Plotting code records:
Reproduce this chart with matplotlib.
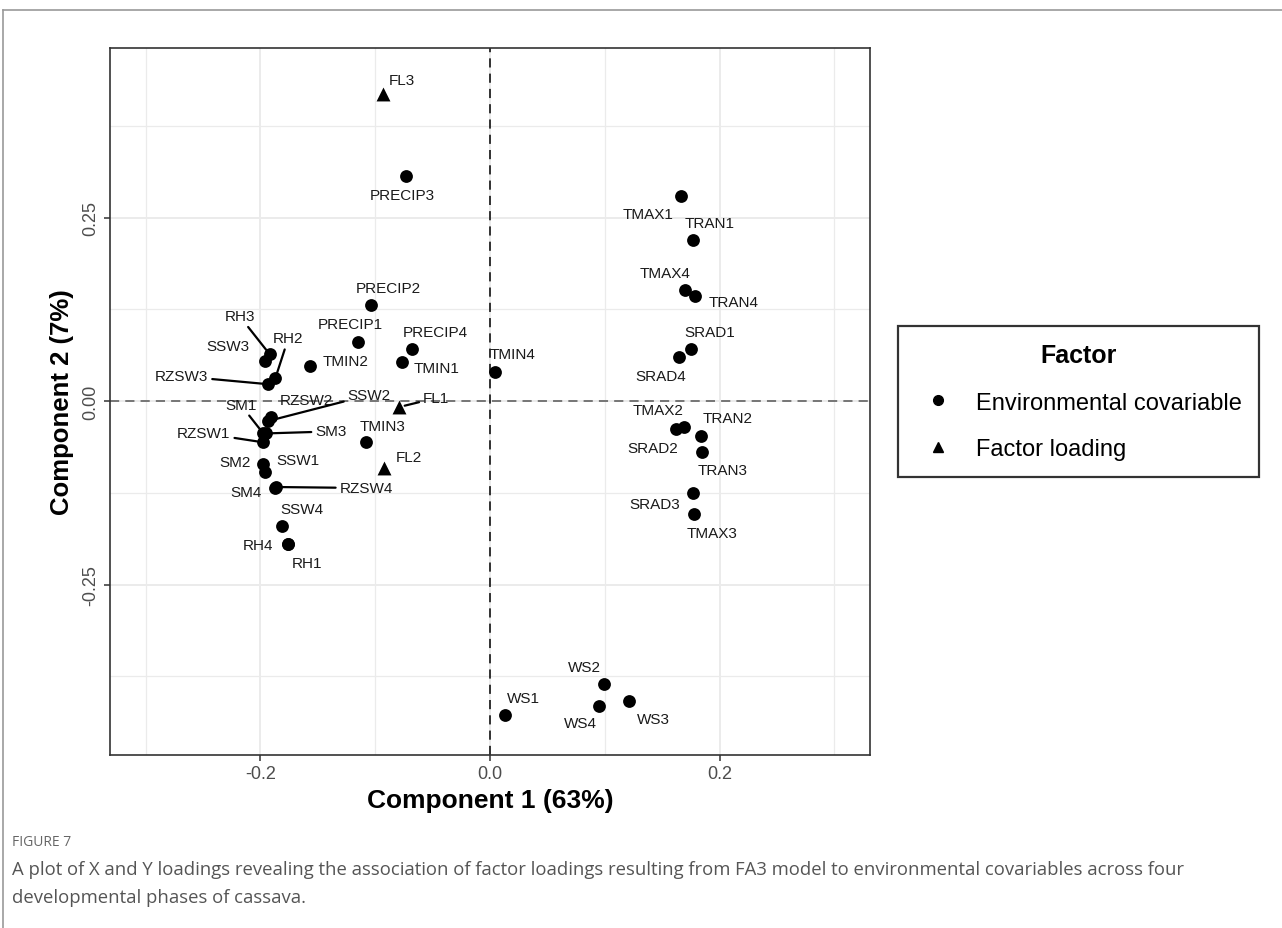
import matplotlib.pyplot as plt
from matplotlib.lines import Line2D

plt.rcParams['font.family'] = ['Liberation Sans', 'DejaVu Sans']

# loadings
labels = ['FL3', 'PRECIP3', 'TMAX1', 'TRAN1', 'TMAX4', 'TRAN4', 'SRAD1', 'SRAD4',
          'TMIN4', 'PRECIP2', 'PRECIP1', 'PRECIP4', 'TMIN1', 'TMIN2', 'RH3', 'SSW3',
          'RH2', 'RZSW3', 'FL1', 'RZSW2', 'SSW2', 'SM1', 'SM3', 'RZSW1', 'TMIN3',
          'FL2', 'SM2', 'SSW1', 'SM4', 'RZSW4', 'SSW4', 'RH4', 'RH1',
          'TMAX2', 'SRAD2', 'TRAN2', 'TRAN3', 'SRAD3', 'TMAX3',
          'WS2', 'WS1', 'WS4', 'WS3']
comp1 = [-0.093, -0.073, 0.166, 0.177, 0.170, 0.179, 0.175, 0.165,
         0.004, -0.104, -0.115, -0.068, -0.077, -0.157, -0.192, -0.196,
         -0.187, -0.193, -0.079, -0.191, -0.193, -0.198, -0.195, -0.198, -0.108,
         -0.092, -0.198, -0.196, -0.187, -0.186, -0.181, -0.176, -0.176,
         0.169, 0.162, 0.184, 0.185, 0.177, 0.178,
         0.099, 0.013, 0.095, 0.121]
comp2 = [0.418, 0.307, 0.279, 0.219, 0.151, 0.143, 0.071, 0.060,
         0.040, 0.131, 0.080, 0.071, 0.053, 0.048, 0.064, 0.054,
         0.031, 0.023, -0.008, -0.021, -0.027, -0.043, -0.044, -0.056, -0.056,
         -0.091, -0.086, -0.096, -0.118, -0.117, -0.170, -0.194, -0.194,
         -0.035, -0.038, -0.048, -0.069, -0.125, -0.154,
         -0.385, -0.427, -0.415, -0.408]
kind = ['Factor loading' if n.startswith('FL') else 'Environmental covariable' for n in labels]

# label placement (pixel offsets from the point), like ggrepel output
offsets = {
    'FL3': (19, 14), 'PRECIP3': (-4, -19), 'TMAX1': (-32, -18), 'TRAN1': (16, 17),
    'TMAX4': (-20, 17), 'TRAN4': (38, -6), 'SRAD1': (19, 17), 'SRAD4': (-19, -19),
    'TMIN4': (18, 18), 'PRECIP2': (18, 17), 'PRECIP1': (-8, 18), 'PRECIP4': (23, 17),
    'TMIN1': (35, -6), 'TMIN2': (36, 5), 'RH3': (-30, 38), 'SSW3': (-37, 15),
    'RH2': (13, 40), 'RZSW3': (-87, 8), 'FL1': (37, 9), 'RZSW2': (36, 17),
    'SSW2': (101, 26), 'SM1': (-22, 28), 'SM3': (65, 2), 'RZSW1': (-59, 9),
    'TMIN3': (17, 16), 'FL2': (25, 11), 'SM2': (-28, 2), 'SSW1': (33, 12),
    'SM4': (-29, -4), 'RZSW4': (90, -1), 'SSW4': (20, 17), 'RH4': (-30, -1),
    'RH1': (19, -19), 'TMAX2': (-26, 17), 'SRAD2': (-23, -19), 'TRAN2': (26, 18),
    'TRAN3': (20, -18), 'SRAD3': (-38, -11), 'TMAX3': (18, -19),
    'WS2': (-19, 17), 'WS1': (19, 17), 'WS4': (-19, -17), 'WS3': (25, -18),
}
with_segment = {'RH3', 'RH2', 'RZSW3', 'SSW2', 'SM1', 'SM3', 'RZSW1', 'FL1', 'RZSW4'}

fig = plt.figure(figsize=(12.82, 9.29), dpi=100)
ax = fig.add_axes([0.0858, 0.1862, 0.5928, 0.7611])

ax.axhline(0, color='#555555', lw=1.1, ls=(0, (6, 4)), zorder=1)
ax.axvline(0, color='black', lw=1.1, ls=(0, (6, 4)), zorder=1)

markers = {'Environmental covariable': 'o', 'Factor loading': '^'}
for k, m in markers.items():
    xs = [x for x, kk in zip(comp1, kind) if kk == k]
    ys = [y for y, kk in zip(comp2, kind) if kk == k]
    ax.scatter(xs, ys, marker=m, s=85 if m == 'o' else 100, color='black',
               linewidths=0, zorder=3)

for n, x, y in zip(labels, comp1, comp2):
    dx, dy = offsets[n]
    arrow = None
    if n in with_segment:
        arrow = dict(arrowstyle='-', color='black', lw=1.6, shrinkA=1, shrinkB=4)
    ax.annotate(n, (x, y), xytext=(dx, dy), textcoords='offset pixels',
                ha='center', va='center', fontsize=11, color='#1a1a1a',
                arrowprops=arrow, zorder=4)

ax.set_xlim(-0.331, 0.331)
ax.set_ylim(-0.482, 0.481)
ax.set_xticks([-0.2, 0.0, 0.2])
ax.set_xticklabels(['-0.2', '0.0', '0.2'])
ax.set_yticks([-0.25, 0.0, 0.25])
ax.set_yticklabels(['-0.25', '0.00', '0.25'], rotation=90, va='center')
ax.set_xticks([-0.3, -0.1, 0.1, 0.3], minor=True)
ax.set_yticks([-0.375, -0.125, 0.125, 0.375], minor=True)
ax.tick_params(which='major', length=4, width=1.1, color='#333333',
               labelcolor='#4D4D4D', labelsize=13)
ax.tick_params(which='minor', length=0)
ax.grid(True, which='major', color='#EBEBEB', lw=1.4, zorder=0)
ax.grid(True, which='minor', color='#EBEBEB', lw=0.9, zorder=0)
ax.set_axisbelow(True)
for s in ax.spines.values():
    s.set_color('#333333')
    s.set_linewidth(1.2)

ax.set_xlabel('Component 1 (63%)', fontsize=19, fontweight='bold', labelpad=4)
ax.set_ylabel('Component 2 (7%)', fontsize=18.5, fontweight='bold', labelpad=6)

handles = [Line2D([], [], marker=m, ls='none', color='black', markersize=7)
           for m in markers.values()]
leg = fig.legend(handles, list(markers.keys()), title='Factor',
                 loc='center', bbox_to_anchor=(0.841, 0.5667),
                 fontsize=17, title_fontproperties={'weight': 'bold', 'size': 18},
                 frameon=True, fancybox=False, edgecolor='black',
                 borderpad=0.72, labelspacing=1.05, handletextpad=0.6,
                 borderaxespad=0)
leg.get_frame().set_linewidth(1.6)

# journal frame and caption
fig.add_artist(Line2D([3 / 1282, 1], [1 - 11 / 929] * 2, transform=fig.transFigure,
                      color='#9a9a9a', lw=1.2))
fig.add_artist(Line2D([3 / 1282] * 2, [0, 1 - 11 / 929], transform=fig.transFigure,
                      color='#9a9a9a', lw=1.2))
fig.text(12 / 1282, 1 - 843 / 929, 'FIGURE 7', fontsize=10, color='#666666',
         family=['Open Sans', 'DejaVu Sans'], va='center')
fig.text(12 / 1282, 1 - 870 / 929,
         'A plot of X and Y loadings revealing the association of factor loadings '
         'resulting from FA3 model to environmental covariables across four',
         fontsize=13.3, color='#555555', family=['Open Sans', 'DejaVu Sans'], va='center')
fig.text(12 / 1282, 1 - 898 / 929, 'developmental phases of cassava.',
         fontsize=13.3, color='#555555', family=['Open Sans', 'DejaVu Sans'], va='center')

fig.savefig('out.png', dpi=100)
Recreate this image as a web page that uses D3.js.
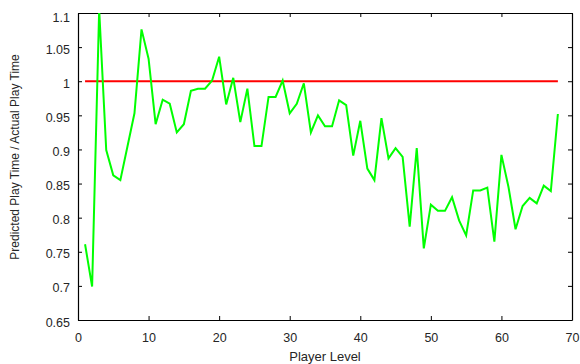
<!DOCTYPE html>
<html>
<head>
<meta charset="utf-8">
<script src="https://cdn.jsdelivr.net/npm/d3@7"></script>
<style>
  body { margin: 0; background: #fff; }
  text { font-family: "Liberation Sans", Arial, sans-serif; }
</style>
</head>
<body>
<div id="chart"></div>
<script>
// Player levels and the predicted / actual ratio for each
const levels = d3.range(1, 69);
const ratio = [
  0.761, 0.699, 1.105, 0.899, 0.862, 0.855, 0.904, 0.953, 1.076, 1.033,
  0.937, 0.973, 0.967, 0.925, 0.937, 0.986, 0.989, 0.989, 1.001, 1.036,
  0.966, 1.005, 0.940, 0.989, 0.905, 0.905, 0.977, 0.977, 1.001, 0.953,
  0.967, 0.997, 0.925, 0.950, 0.934, 0.934, 0.972, 0.965, 0.891, 0.942,
  0.872, 0.855, 0.946, 0.887, 0.902, 0.889, 0.787, 0.902, 0.755, 0.819,
  0.810, 0.810, 0.830, 0.796, 0.774, 0.840, 0.840, 0.844, 0.765, 0.892,
  0.845, 0.783, 0.817, 0.829, 0.821, 0.847, 0.839, 0.952
];
// Reference line at a ratio of 1
const refLine = [{ level: 1, value: 1 }, { level: 68, value: 1 }];

const xTicks = [0, 10, 20, 30, 40, 50, 60, 70];
const yTicks = [0.65, 0.7, 0.75, 0.8, 0.85, 0.9, 0.95, 1, 1.05, 1.1];

const width = 580;
const height = 364;
const margin = { top: 13, right: 8, bottom: 44, left: 78 };

const svg = d3.select('#chart')
  .append('svg')
  .attr('width', width)
  .attr('height', height);

const xScale = d3.scaleLinear()
  .domain([0, 70])
  .range([margin.left, width - margin.right]);

const yScale = d3.scaleLinear()
  .domain([0.65, 1.1])
  .range([height - margin.bottom, margin.top]);

svg.append('clipPath')
  .attr('id', 'plot-clip')
  .append('rect')
  .attr('x', margin.left)
  .attr('y', margin.top)
  .attr('width', xScale(70) - margin.left)
  .attr('height', yScale(0.65) - margin.top);

// axes, ticks pointing inward on all four sides
const fmt = (d) => d3.format('')(+d.toFixed(2));

svg.append('g')
  .attr('transform', `translate(0,${yScale(0.65)})`)
  .call(d3.axisBottom(xScale).tickValues(xTicks).tickSizeInner(-4).tickSizeOuter(0).tickPadding(13));

svg.append('g')
  .attr('transform', `translate(0,${yScale(1.1)})`)
  .call(d3.axisTop(xScale).tickValues(xTicks).tickSizeInner(-4).tickSizeOuter(0).tickFormat(''));

const yAxisG = svg.append('g')
  .attr('transform', `translate(${xScale(0)},0)`)
  .call(d3.axisLeft(yScale).tickValues(yTicks).tickSizeInner(-4).tickSizeOuter(0).tickPadding(8).tickFormat(fmt));

svg.append('g')
  .attr('transform', `translate(${xScale(70)},0)`)
  .call(d3.axisRight(yScale).tickValues(yTicks).tickSizeInner(-4).tickSizeOuter(0).tickFormat(''));

svg.selectAll('.domain').attr('stroke', '#000').attr('stroke-width', 1.2);
svg.selectAll('.tick line').attr('stroke', '#000');
svg.selectAll('.tick text')
  .attr('font-size', 12.5)
  .attr('fill', '#262626')
  .style('font-family', '"Liberation Sans", Arial, sans-serif');

// y labels sit a little below their ticks
yAxisG.selectAll('.tick text')
  .attr('y', (d) => (d === 1.1 ? 4 : 2));

// ratio = 1 line
svg.append('path')
  .datum(refLine)
  .attr('fill', 'none')
  .attr('stroke', '#ff0000')
  .attr('stroke-width', 2)
  .attr('d', d3.line().x((d) => xScale(d.level)).y((d) => yScale(d.value)));

// ratio per level
svg.append('path')
  .datum(levels.map((l, i) => ({ level: l, value: ratio[i] })))
  .attr('clip-path', 'url(#plot-clip)')
  .attr('fill', 'none')
  .attr('stroke', '#00ff00')
  .attr('stroke-width', 2)
  .attr('stroke-linejoin', 'miter')
  .attr('d', d3.line().x((d) => xScale(d.level)).y((d) => yScale(d.value)));

// axis labels
svg.append('text')
  .attr('x', (xScale(0) + xScale(70)) / 2)
  .attr('y', 361)
  .attr('text-anchor', 'middle')
  .attr('font-size', 13)
  .attr('fill', '#262626')
  .text('Player Level');

svg.append('text')
  .attr('transform', 'translate(19,157) rotate(-90)')
  .attr('text-anchor', 'middle')
  .attr('font-size', 12)
  .attr('fill', '#262626')
  .text('Predicted Play Time / Actual Play Time');
</script>
</body>
</html>
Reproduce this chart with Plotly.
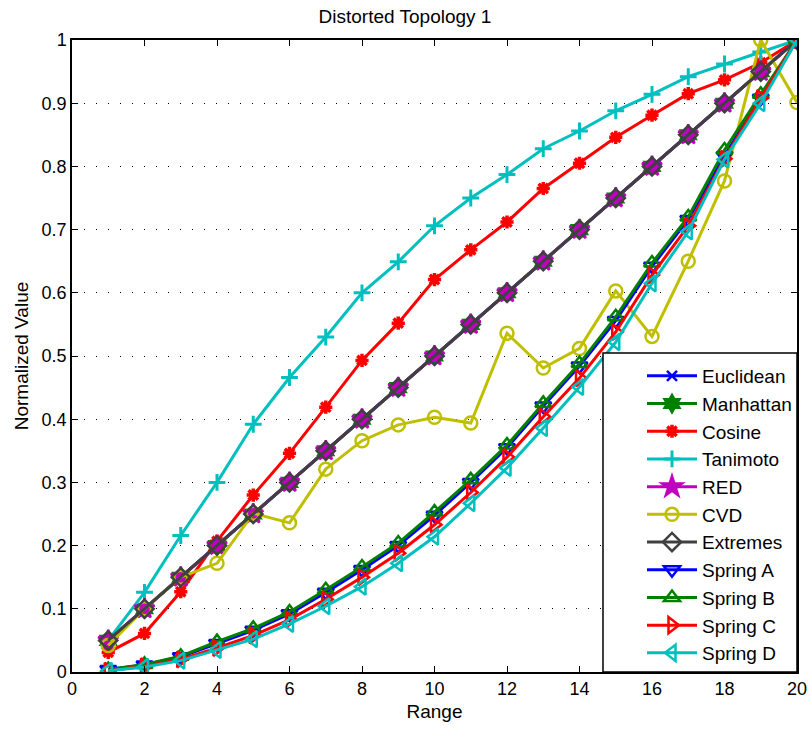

GOAL OF THE EXERCISE: Repeat exactly and only the lines from the start of the data above through the line that holds "kind = ['Factor", inclusive. Pictures do not belong in the copy.

PROBLEM SOLUTION:
Reproduce this chart with matplotlib.
import matplotlib.pyplot as plt
from matplotlib.lines import Line2D

plt.rcParams['font.family'] = ['Liberation Sans', 'DejaVu Sans']

# loadings
labels = ['FL3', 'PRECIP3', 'TMAX1', 'TRAN1', 'TMAX4', 'TRAN4', 'SRAD1', 'SRAD4',
          'TMIN4', 'PRECIP2', 'PRECIP1', 'PRECIP4', 'TMIN1', 'TMIN2', 'RH3', 'SSW3',
          'RH2', 'RZSW3', 'FL1', 'RZSW2', 'SSW2', 'SM1', 'SM3', 'RZSW1', 'TMIN3',
          'FL2', 'SM2', 'SSW1', 'SM4', 'RZSW4', 'SSW4', 'RH4', 'RH1',
          'TMAX2', 'SRAD2', 'TRAN2', 'TRAN3', 'SRAD3', 'TMAX3',
          'WS2', 'WS1', 'WS4', 'WS3']
comp1 = [-0.093, -0.073, 0.166, 0.177, 0.170, 0.179, 0.175, 0.165,
         0.004, -0.104, -0.115, -0.068, -0.077, -0.157, -0.192, -0.196,
         -0.187, -0.193, -0.079, -0.191, -0.193, -0.198, -0.195, -0.198, -0.108,
         -0.092, -0.198, -0.196, -0.187, -0.186, -0.181, -0.176, -0.176,
         0.169, 0.162, 0.184, 0.185, 0.177, 0.178,
         0.099, 0.013, 0.095, 0.121]
comp2 = [0.418, 0.307, 0.279, 0.219, 0.151, 0.143, 0.071, 0.060,
         0.040, 0.131, 0.080, 0.071, 0.053, 0.048, 0.064, 0.054,
         0.031, 0.023, -0.008, -0.021, -0.027, -0.043, -0.044, -0.056, -0.056,
         -0.091, -0.086, -0.096, -0.118, -0.117, -0.170, -0.194, -0.194,
         -0.035, -0.038, -0.048, -0.069, -0.125, -0.154,
         -0.385, -0.427, -0.415, -0.408]
kind = ['Factor loading' if n.startswith('FL') else 'Environmental covariable' for n in labels]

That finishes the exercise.